Her life is beds of roses
This is one in a series of occasional reports about South Florida gardens.
Barbara LaPradd likes to wake up and smell the roses. Later in the day, the sun’s heat will burn off the flowers’ aromatic oils and their aromas will evaporate.
But now, in the gentle heat of a winter morning, she can enjoy the fragrance of lemons, the scent of black licorice and even a hint of guava.
“If a rose doesn’t give off a scent, it’s not for me. I love their fragrance,” LaPradd says.
On her 1 ½-acre property in Princeton, she cultivates about 40 rose bushes, many of which bloom year round. Some are Old Garden or Antique Roses, which are classes of roses available before 1867. That’s when the first hybrid tea rose, La France, came into being and changed the floral landscape with its well-shaped buds and long straight stems.
“I’m turned off by hybrid tea roses because their stiff form makes them look very formal, and they don’t have much fragrance,” LaPradd says.
She prefers the older varieties with their full blooms, soft colors and variety of scents that hark back to another era. “I never expected to feel so passionate about them,” she says.
LaPradd likes the fact that they “don’t need spraying, fertilizing or coddling.” In fact, she says, “the only thing I have to do every day is smell them.”
That’s because they are less susceptible to problems such as aphids, thrips, powdery mildew, mold, rust and leaf mites than some of the newer ones. And these older roses, when grafted onto the Fortuniana rootstock, do particularly well in South Florida because the roots are resistant to nematodes.
Although LaPradd grew up in Homestead helping to weed her father’s vegetable garden, she didn’t get bitten by the growing bug until 1992.

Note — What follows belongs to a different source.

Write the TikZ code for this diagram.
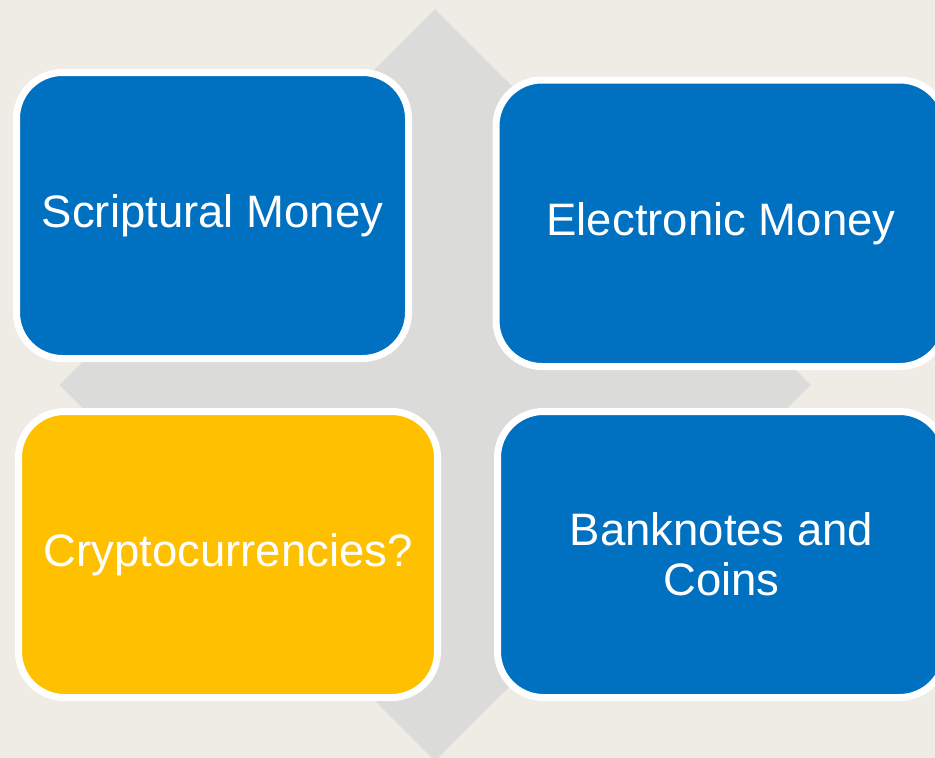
\documentclass[tikz,border=0pt]{standalone}
\usepackage{fontspec}
\setmainfont{Liberation Sans}
\definecolor{bgc}{HTML}{EEECE5}
\definecolor{dia}{HTML}{DBDBD9}
\definecolor{bluebox}{HTML}{0070C0}
\definecolor{yellowbox}{HTML}{FFC000}
\tikzset{
  card/.style={draw=white, line width=7pt, rounded corners=46pt, rectangle,
    text=white, align=center, inner sep=0pt,
    font=\fontsize{45.5}{50}\selectfont},
}
\begin{document}
\begin{tikzpicture}[x=1pt,y=-1pt]
\useasboundingbox (0,0) rectangle (935,758);
\clip (0,0) rectangle (935,758);
\fill[bgc] (0,0) rectangle (935,758);
\fill[dia] (435,9) -- (810.5,385) -- (435,761) -- (59.5,385) -- cycle;
\node[card, fill=bluebox, minimum width=392pt, minimum height=286pt] (scr) at (212.5,215.5) {Scriptural Money};
\node[card, fill=bluebox, minimum width=450pt, minimum height=286.5pt] (ele) at (721,223.25) {Electronic Money};
\node[card, fill=yellowbox, minimum width=419pt, minimum height=286pt] (cry) at (228,554.5) {Cryptocurrencies?};
\node[card, fill=bluebox, minimum width=448pt, minimum height=286pt] (ban) at (721.5,554.5) {Banknotes and\\Coins};
\end{tikzpicture}
\end{document}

That’s when she was working in a dentist’s office answering the phones. Between calls, she read a Modern Maturity magazine in which she found an article about growing Old Garden Roses.
“I had been intimidated by roses. But the article made it seem that anyone could grow them,” she says. Beautiful photographs of colorful blooms showed her the possibilities.
“That was it for me,” she says. She went through catalogs and ordered 10 different roses including the Marechal Niel that she knew her mother admired in a neighbor’s yard. She planted them in her garden.
All was going well until Hurricane Andrew struck. In fact, the storm pulled one of her roses out of the ground and, although she looked for it, she never found it. “It’s probably in the Caribbean by now,” she laughs.
But that didn’t stop her. By trial and error she filled her yard with blooms. “I’m a big pink fan. If a rose is pink and fragrant, I buy it,” she says.
When she married in 2004 and moved to her husband’s home in Princeton, she brought along about 20 bushes from her former garden. And she has added others.
Over the years, some have survived; others have died and had to be replaced. But she remains enchanted by each and every rose she lovingly tends.
“Asking me to pick a favorite rose is like asking me to pick my favorite breath of air,” she says.
Join her in her garden and she’s quick to point out her Blumenschmidt roses with petals that initially are pale yellow. But as the rose basks in the sun, the edges of the petals blush pink. The flowers have a fragrance she describes as “sweet with zing.” And the buds open year round.